“Sweater Weather” has finally become the crossover hit that The Neighbourhood have believed it to be (it’s a holdover from the band’s earlier releases), but I Love You doesn’t have enough to hold your attention once the winter clothes are away. Alt. radio successes that crossover tend to peak early and fall hard–anyone remember Flobots?–ultimately because their signature song is the “right place, right time” coalescing of all of their elements into one accessible, immediate package. In other words, if you’ve heard “Sweater Weather”, well, you know exactly what The Neighbourhood sound like at their best.
The rest of I Love You. finds The Neighbourhood making minor adjustments to their sound of a hip-hop oriented rhythm section, arena rock with Coldplay textured guitars, and some overwrought emo delivery and style to garnish. There’s even some light rapping.
And, to be fair, this isn’t an entirely hitless album, even removing “Sweater Weather”. “Afraid” has a hook that cuts through the song’s otherwise murky atmosphere, and the echo-y paranoia here actually works. The Neighbourhood’s rhythm section puts in overtime on the heavy stomp of “Alleyway” to great effect; even just above mid-tempo, “Alleyway” is still one of the livelier and stronger cuts present, and eases the typical mid-album lag. “Female Robbery” (also from the band’s EP) and “Everybody’s Watching Me (Uh Oh)” similarly benefits from clearer focus.
While those songs could redeem a sturdier base, they aren’t enough to cover I Love You.‘s album-long problems.

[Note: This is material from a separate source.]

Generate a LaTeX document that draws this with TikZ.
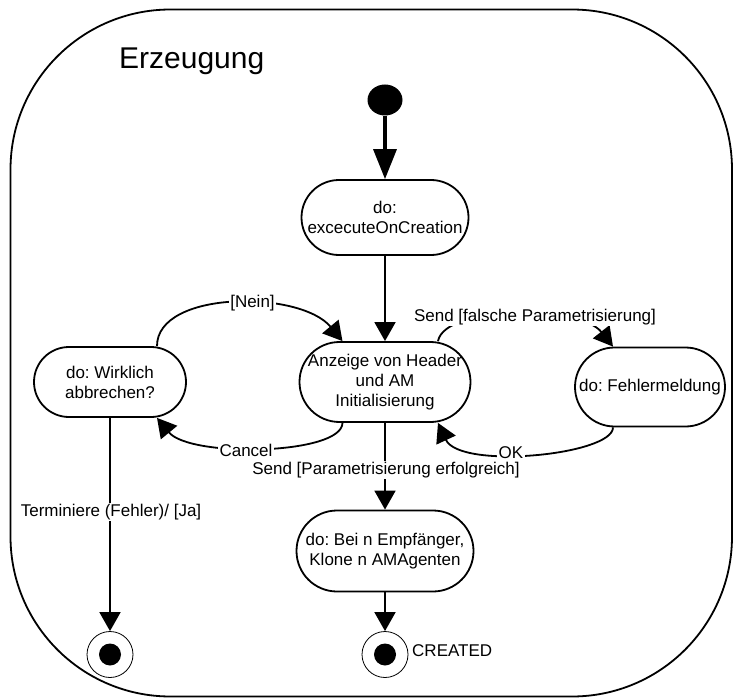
\documentclass[tikz,border=0pt]{standalone}
\usepackage{fontspec}
\setmainfont{Liberation Sans}
\usetikzlibrary{arrows.meta,shapes.geometric}
\newcommand\lblfont{\fontsize{17}{20}\selectfont}
\frenchspacing
\begin{document}
\begin{tikzpicture}[x=1pt,y=-1pt,
  every node/.style={inner sep=0pt},
  lbl/.style={font=\lblfont},
  tag/.style={font=\lblfont, fill=white, inner sep=1.5pt},
  state/.style={draw, line width=1.8pt, align=center, font=\lblfont, rounded corners=#1},
  trans/.style={line width=1.8pt, -{Triangle[width=21pt,length=19pt]}},
  final/.style={circle, draw, line width=0.8pt, minimum size=46pt},
  dot/.style={circle, fill, minimum size=22pt},
]
\useasboundingbox (0,0) rectangle (734,698);

% enclosing composite state
\draw[line width=1.8pt, rounded corners=160pt] (10.5,9.5) rectangle (732,696.5);
\node[anchor=base west, font=\fontsize{30}{36}\selectfont] (title) at (119,68.3) {Erzeugung};

% states
\node[ellipse, fill, minimum width=35pt, minimum height=31pt] (init) at (385,100) {};
\node[state=37.5pt, minimum width=167pt, minimum height=75pt] (exec) at (385,217.5) {do:\\excecuteOnCreation};
\node[state=40pt, minimum width=171pt, minimum height=80pt] (anz) at (385,382) {Anzeige von Header\\und AM\\Initialisierung};
\node[state=35pt, minimum width=152pt, minimum height=70pt] (wirk) at (110,382) {do: Wirklich\\abbrechen?};
\node[state=39.5pt, minimum width=150pt, minimum height=79pt] (fehl) at (650,387) {do: Fehlermeldung};
\node[state=40.5pt, minimum width=177pt, minimum height=81pt] (klon) at (385,551) {do: Bei n Empfänger,\\Klone n AMAgenten};

\node[final] (endL) at (110,654.5) {};
\node[dot] (endLdot) at (endL) {};
\node[final] (endR) at (385,654.5) {};
\node[dot] (endRdot) at (endR) {};
\node[lbl, anchor=west] (created) at (412,651) {CREATED};

% transitions
\draw[line width=3.5pt, -{Triangle[width=23pt,length=30pt]}] (init) -- (exec);
\draw[trans] (exec) -- (anz);
\draw[trans] (anz) -- (klon);
\draw[trans] (klon) -- (endR);
\draw[trans] (wirk) -- (endL);

\draw[trans] ([xshift=47pt]wirk.north) .. controls (157,290) and (300,290) .. ([xshift=-42.5pt]anz.north);
\draw[trans] ([xshift=-42.5pt]anz.south) .. controls (342,455) and (190,458) .. ([xshift=47pt]wirk.south);
\draw[trans] ([xshift=53pt]anz.north) .. controls (445,305) and (580,305) .. ([xshift=-37pt]fehl.north);
\draw[trans] ([xshift=-37pt]fehl.south) .. controls (613,455) and (460,470) .. ([xshift=53pt]anz.south);

% transition labels
\node[tag] (nein) at (252.5,303) {[Nein]};
\node[tag] (cancel) at (246,450) {Cancel};
\node[tag] (falsch) at (535,317) {Send [falsche Parametrisierung]};
\node[tag] (okl) at (511,453) {OK};
\node[tag] (sendok) at (386,470) {Send [Parametrisierung erfolgreich]};
\node[tag] (term) at (111,512) {Terminiere (Fehler)/ [Ja]};
\end{tikzpicture}
\end{document}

The production is far too dense, and as a result, everything blends together oppressively, like staring intently at a gray wall. Then again, the blustery production hides the severely lacking songcraft; there’s seldom something interesting happening underneath the waves of reberb and breakbeats, such as the slog of “Flawless”, or “Let It Go” (no, not that one). Vocalist Jesse Rutherford has the double-headed curse of a pinched, mildly grating voice on top of adolescent, petty songwriting (sample lyric: “I had a funny sleep/I didn’t have a dream/because I don’t believe in them”) that means stretches of I Love You. are spent cringing.
The Neighbourhood are dying to be cool and mysterious; everything from the extra “u” in their name (the band is from California), punctuation in the album title, lone icons on the cover, and obsessive dedication to all things black and white scream “take me seriously”, but I Love You. comes up painfully short on charm or substance. Maybe if the band committed as a whole more to a style, or teased out more pop/rock/hip-hop flourishes in each song, something would leave an impact, but aside from “Sweater Weather” and a handful of others, there’s just nothing there. The best summary of I Love You. is the background of its very own album cover: sure, it’s a high-res, detailed, inverted, and foreboding picture, but a puff of smoke is still just a puff of smoke. Two stars out of five.
tl;dr: Did you already buy “Sweater Weather”? Yes? As you were, 2/5.